Tolkien doesn’t tell us so. That never works. He shows it in what Theoden says and does, in his every word and action. Easy to say, but hard to do. If great art was easy, everyone would do it. It really is an amazing feat of art to create a character that a reader can actually love. Lots of authors can create characters that amuse us, or annoy us; but to inspire love is something special.

Hard to do: but for any writer, well worth trying.

8 comments on “Loving a Fictional Character

  1. Fiction reflects humanity and can reflect our highest aspirations if the author so chooses. I recently saw the movie ElDorado, with John Wayne and Robert Mitchum. Wayne played his stock character, rugged individual, stoic and a warrior for real justice (as opposed to today’s wimp-butt notion of social justice). Mitchum played a lawman with a good heart, but a bad alcohol problem; in the end he was, of course, redeemed and regained the full strength of his inner character.
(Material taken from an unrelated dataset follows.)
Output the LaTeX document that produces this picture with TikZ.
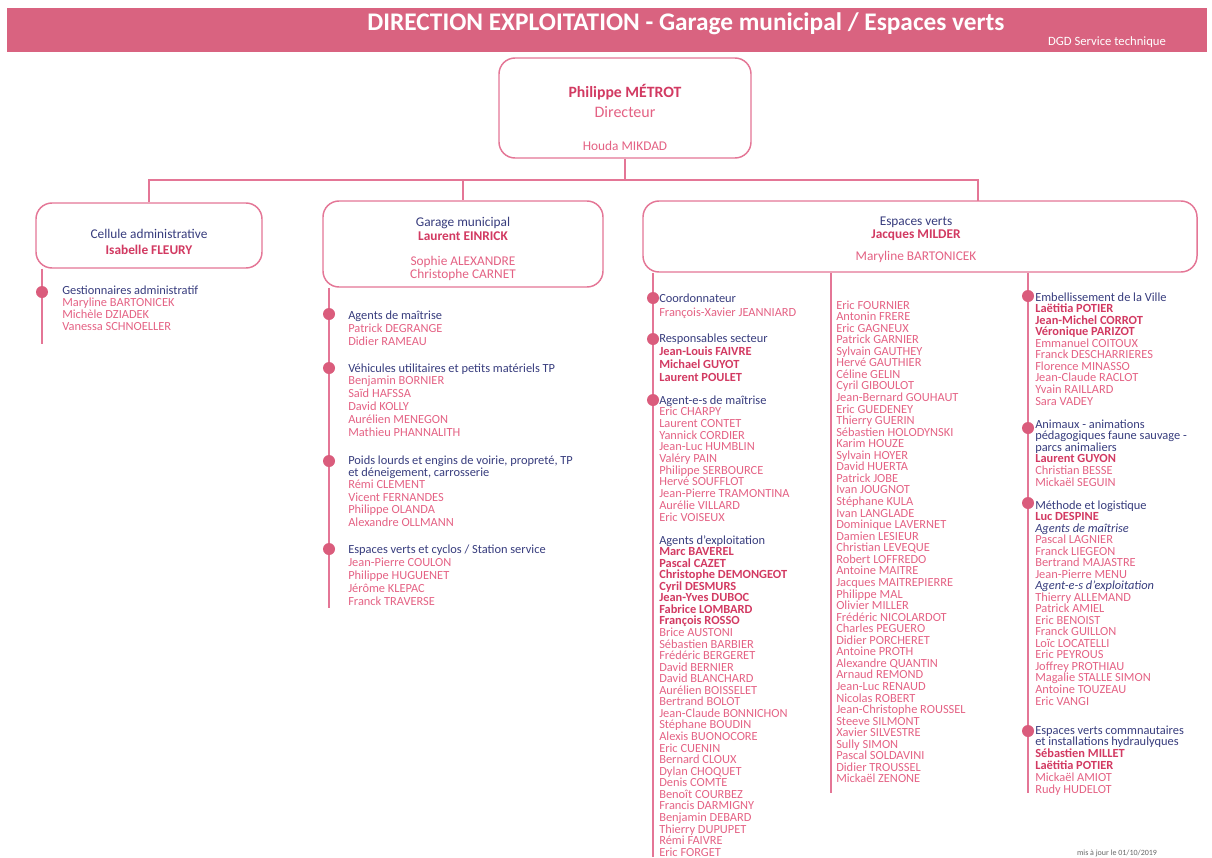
\documentclass[tikz,border=0pt]{standalone}
\usepackage{fontspec}
\setmainfont{Carlito}
\definecolor{bandpink}{RGB}{217,99,128}
\definecolor{pinkT}{RGB}{228,98,132}
\definecolor{pinkB}{RGB}{210,58,98}
\definecolor{navy}{RGB}{55,60,125}
\definecolor{lineP}{RGB}{228,118,150}
\definecolor{dotP}{RGB}{218,92,124}
\newcommand\Hd[1]{\textcolor{navy}{#1}}
\newcommand\Bn[1]{\textcolor{pinkB}{\bfseries #1}}
\newcommand\It[1]{\textcolor{navy}{\itshape #1}}
\tikzset{
  item/.style={anchor=base west, inner sep=0pt, text=pinkT, font=\fontsize{9.3}{9}\selectfont},
  boxtxt/.style={anchor=base, inner sep=0pt, text=pinkT, font=\fontsize{10}{10}\selectfont},
  orgbox/.style={draw=lineP, line width=1.1pt, rounded corners=12pt, fill=white, inner sep=0pt},
  conn/.style={draw=lineP, line width=1.2pt},
  vline/.style={draw=lineP, line width=1.4pt},
  dotmark/.style={circle, fill=dotP, inner sep=0pt, minimum size=9pt},
}
\newcommand\plist[5]{\foreach \itm [count=\i from 0] in {#5} {\node[item, name=#1-\i] at (#2,{#3+\i*#4}) {\itm};}}
\begin{document}
\begin{tikzpicture}[x=0.75pt, y=-0.75pt]
\useasboundingbox (0,0) rectangle (1212,857);
% header
\fill[bandpink] (7,8) rectangle (1207,52);
\node[anchor=base, inner sep=0pt, text=white, font=\fontsize{19}{19}\selectfont\bfseries] (title) at (686,30) {DIRECTION EXPLOITATION - Garage municipal / Espaces verts};
\node[anchor=base, inner sep=0pt, text=white, font=\fontsize{9.5}{9.5}\selectfont] (dgd) at (1107,45) {DGD Service technique};

% boxes
\node[orgbox, minimum width=189pt, minimum height=75pt] (dir) at (625,108) {};
\node[orgbox, minimum width=169.5pt, minimum height=48.75pt] (cel) at (149,235.5) {};
\node[orgbox, minimum width=210pt, minimum height=64.5pt] (gar) at (463,244) {};
\node[orgbox, minimum width=415.5pt, minimum height=53.25pt] (ev) at (920,236.5) {};

% box texts
\node[boxtxt, text=pinkB, font=\fontsize{11.8}{12}\selectfont\bfseries] (dirn) at (625,97) {Philippe MÉTROT};
\node[boxtxt, font=\fontsize{12}{12}\selectfont] (dirt) at (625,117) {Directeur};
\node[boxtxt] (dira) at (625,150) {Houda MIKDAD};

\node[boxtxt, text=navy] (celt) at (149,238) {Cellule administrative};
\node[boxtxt, text=pinkB, font=\fontsize{10}{10}\selectfont\bfseries] (celn) at (149,254) {Isabelle FLEURY};

\node[boxtxt, text=navy] (gart) at (463,226) {Garage municipal};
\node[boxtxt, text=pinkB, font=\fontsize{10}{10}\selectfont\bfseries] (garn) at (463,240) {Laurent EINRICK};
\node[boxtxt] (gara) at (463,265) {Sophie ALEXANDRE};
\node[boxtxt] (garb) at (463,278) {Christophe CARNET};

\node[boxtxt, text=navy] (evt) at (916,225) {Espaces verts};
\node[boxtxt, text=pinkB, font=\fontsize{10}{10}\selectfont\bfseries] (evn) at (916,238) {Jacques MILDER};
\node[boxtxt] (eva) at (916,260) {Maryline BARTONICEK};

% top connectors
\coordinate (bus) at (625,180);
\coordinate (evtop) at (978,201);
\draw[conn] (dir.south) -- (bus);
\draw[conn] (bus) -| (cel.north);
\draw[conn] (bus) -| (gar.north);
\draw[conn] (bus) -| (evtop);

% list lines
\coordinate (celend) at (42,344);
\coordinate (garend) at (329,608);
\coordinate (ev1end) at (653,857);
\coordinate (ev2end) at (831,793);
\coordinate (ev3end) at (1028,793);
\draw[vline] (cel.south -| celend) -- (celend);
\draw[vline] (gar.south -| garend) -- (garend);
\draw[vline] (ev.south -| ev1end) -- (ev1end);
\draw[vline] (ev.south -| ev2end) -- (ev2end);
\draw[vline] (ev.south -| ev3end) -- (ev3end);

% dots
\node[dotmark] (d1) at (42,292) {};
\node[dotmark] (d2) at (329,314) {};
\node[dotmark] (d3) at (329,368) {};
\node[dotmark] (d4) at (329,461) {};
\node[dotmark] (d5) at (329,549) {};
\node[dotmark] (d6) at (653,298) {};
\node[dotmark] (d7) at (653,339) {};
\node[dotmark] (d8) at (653,400) {};
\node[dotmark] (d9) at (1028,296) {};
\node[dotmark] (d10) at (1028,428) {};
\node[dotmark] (d11) at (1028,503) {};
\node[dotmark] (d12) at (1028,731) {};

% Cellule list
\plist{ca}{62}{294}{12.3}{\Hd{Gestionnaires administratif}, Maryline BARTONICEK, Michèle DZIADEK, Vanessa SCHNOELLER}

% Garage lists
\plist{ga}{348}{319}{13}{\Hd{Agents de maîtrise}, Patrick DEGRANGE, Didier RAMEAU}
\plist{gb}{348}{372}{12.8}{\Hd{Véhicules utilitaires et petits matériels TP}, Benjamin BORNIER, Saïd HAFSSA, David KOLLY, Aurélien MENEGON, Mathieu PHANNALITH}
\plist{gc}{348}{464}{12.4}{{\Hd{Poids lourds et engins de voirie, propreté, TP}}, {\Hd{et déneigement, carrosserie}}, Rémi CLEMENT, Vicent FERNANDES, Philippe OLANDA, Alexandre OLLMANN}
\plist{gd}{348}{553}{13}{\Hd{Espaces verts et cyclos / Station service}, Jean-Pierre COULON, Philippe HUGUENET, Jérôme KLEPAC, Franck TRAVERSE}

% Espaces verts column 1
\plist{ea}{659}{302}{14}{\Hd{Coordonnateur}, François-Xavier JEANNIARD}
\plist{eb}{659}{342}{13}{\Hd{Responsables secteur}, \Bn{Jean-Louis FAIVRE}, \Bn{Michael GUYOT}, \Bn{Laurent POULET}}
\plist{ec}{659}{404}{11.7}{\Hd{Agent-e-s de maîtrise}, Eric CHARPY, Laurent CONTET, Yannick CORDIER, Jean-Luc HUMBLIN, Valéry PAIN, Philippe SERBOURCE, Hervé SOUFFLOT, Jean-Pierre TRAMONTINA, Aurélie VILLARD, Eric VOISEUX}
\plist{ed}{659}{544}{11.56}{\Hd{Agents d’exploitation}, \Bn{Marc BAVEREL}, \Bn{Pascal CAZET}, \Bn{Christophe DEMONGEOT}, \Bn{Cyril DESMURS}, \Bn{Jean-Yves DUBOC}, \Bn{Fabrice LOMBARD}, \Bn{François ROSSO}, Brice AUSTONI, Sébastien BARBIER, Frédéric BERGERET, David BERNIER, David BLANCHARD, Aurélien BOISSELET, Bertrand BOLOT, Jean-Claude BONNICHON, Stéphane BOUDIN, Alexis BUONOCORE, Eric CUENIN, Bernard CLOUX, Dylan CHOQUET, Denis COMTE, Benoît COURBEZ, Francis DARMIGNY, Benjamin DEBARD, Thierry DUPUPET, Rémi FAIVRE, Eric FORGET}

% Espaces verts column 2
\plist{ee}{836}{309}{11.56}{Eric FOURNIER, Antonin FRERE, Eric GAGNEUX, Patrick GARNIER, Sylvain GAUTHEY, Hervé GAUTHIER, Céline GELIN, Cyril GIBOULOT, Jean-Bernard GOUHAUT, Eric GUEDENEY, Thierry GUERIN, Sébastien HOLODYNSKI, Karim HOUZE, Sylvain HOYER, David HUERTA, Patrick JOBE, Ivan JOUGNOT, Stéphane KULA, Ivan LANGLADE, Dominique LAVERNET, Damien LESIEUR, Christian LEVEQUE, Robert LOFFREDO, Antoine MAITRE, Jacques MAITREPIERRE, Philippe MAL, Olivier MILLER, Frédéric NICOLARDOT, Charles PEGUERO, Didier PORCHERET, Antoine PROTH, Alexandre QUANTIN, Arnaud REMOND, Jean-Luc RENAUD, Nicolas ROBERT, Jean-Christophe ROUSSEL, Steeve SILMONT, Xavier SILVESTRE, Sully SIMON, Pascal SOLDAVINI, Didier TROUSSEL, Mickaël ZENONE}

% Espaces verts column 3
\plist{ef}{1035}{301}{11.56}{\Hd{Embellissement de la Ville}, \Bn{Laëtitia POTIER}, \Bn{Jean-Michel CORROT}, \Bn{Véronique PARIZOT}, Emmanuel COITOUX, Franck DESCHARRIERES, Florence MINASSO, Jean-Claude RACLOT, Yvain RAILLARD, Sara VADEY}
\plist{eg}{1035}{428}{11.6}{\Hd{Animaux - animations}, \Hd{pédagogiques faune sauvage -}, \Hd{parcs animaliers}, \Bn{Laurent GUYON}, Christian BESSE, Mickaël SEGUIN}
\plist{eh}{1035}{509}{11.53}{\Hd{Méthode et logistique}, \Bn{Luc DESPINE}, \It{Agents de maîtrise}, Pascal LAGNIER, Franck LIEGEON, Bertrand MAJASTRE, Jean-Pierre MENU, \It{Agent-e-s d’exploitation}, Thierry ALLEMAND, Patrick AMIEL, Eric BENOIST, Franck GUILLON, Loïc LOCATELLI, Eric PEYROUS, Joffrey PROTHIAU, Magalie STALLE SIMON, Antoine TOUZEAU, Eric VANGI}
\plist{ei}{1035}{734}{11.8}{\Hd{Espaces verts commnautaires}, \Hd{et installations hydraulyques}, \Bn{Sébastien MILLET}, \Bn{Laëtitia POTIER}, Mickaël AMIOT, Rudy HUDELOT}

% footer
\node[anchor=base, inner sep=0pt, text=black!60, font=\fontsize{6}{6}\selectfont] (foot) at (1117,855) {mis à jour le 01/10/2019};
\end{tikzpicture}
\end{document}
    My point here is that both of these characters were idealized versions of reality, but they represented positive ideals and, most importantly, they were men of principle and integrity.

    Tolkein’s Theoden is an example of these same values, but framed in the context of Lord of the Rings. We love these characters for their goodness, their integrity; we love them because their behavior reflects that they were created in God’s image.

    1. Thanks Lee. You made my day.

      Perhaps the most important thing is that we NEED these characters more than ever, because so much of mankind has been reduced to behavioral models based on political correctness. We are the human race; fallen indeed, but still the only creature said to be made in God’s image. We all need to live up to this honor.

    2. Thanks Lee. It’ll give me some good reading over the upcoming days off. My employer is quite benevolent and we get 12/23, 12/26, 12/30 and 1/2 off with pay.

  2. Oh yes, I love Theoden so much. ‘Out of dark, out of doubt, to the day’s rising/ He rode singing in the sun, sword unsheathing.’
    He’s one of those people I would just love to meet. (by the way, for all the faults of the movies, I can say with confidence that they picked the absolute perfect actor to play Theoden; he’s amazing).

    And I absolutely LOVE the Faramir/Eowyn romance. It’s an example of romance done right (OK, some people might say it’s a bit sappy, but I just love it). Faramir is definitely one of those people who makes the tears come to my eyes because he’s awesome, and a bit tragic (til the end), and so totally honorable and straight-down-the-line true.
    A lot of people say that Tolkien’s characters aren’t developed, but I don’t think that’s true. I think they’re very well rounded, which is an even greater feat considering all the characters he was juggling.
    Another character that I love to pieces is Sam. Wow, he is just … yeah, he’s amazing. I’d better shut up now or this could turn into an essay 😀

    1. You know, I love Eowyn and Faramir almost as much as I love Theoden: I almost included that in my little essay. I love them for the same reasons you do. Since it’s extremely unlikely that you and I would make the same mistake, it must be something really cool that Tolkien did as a writer.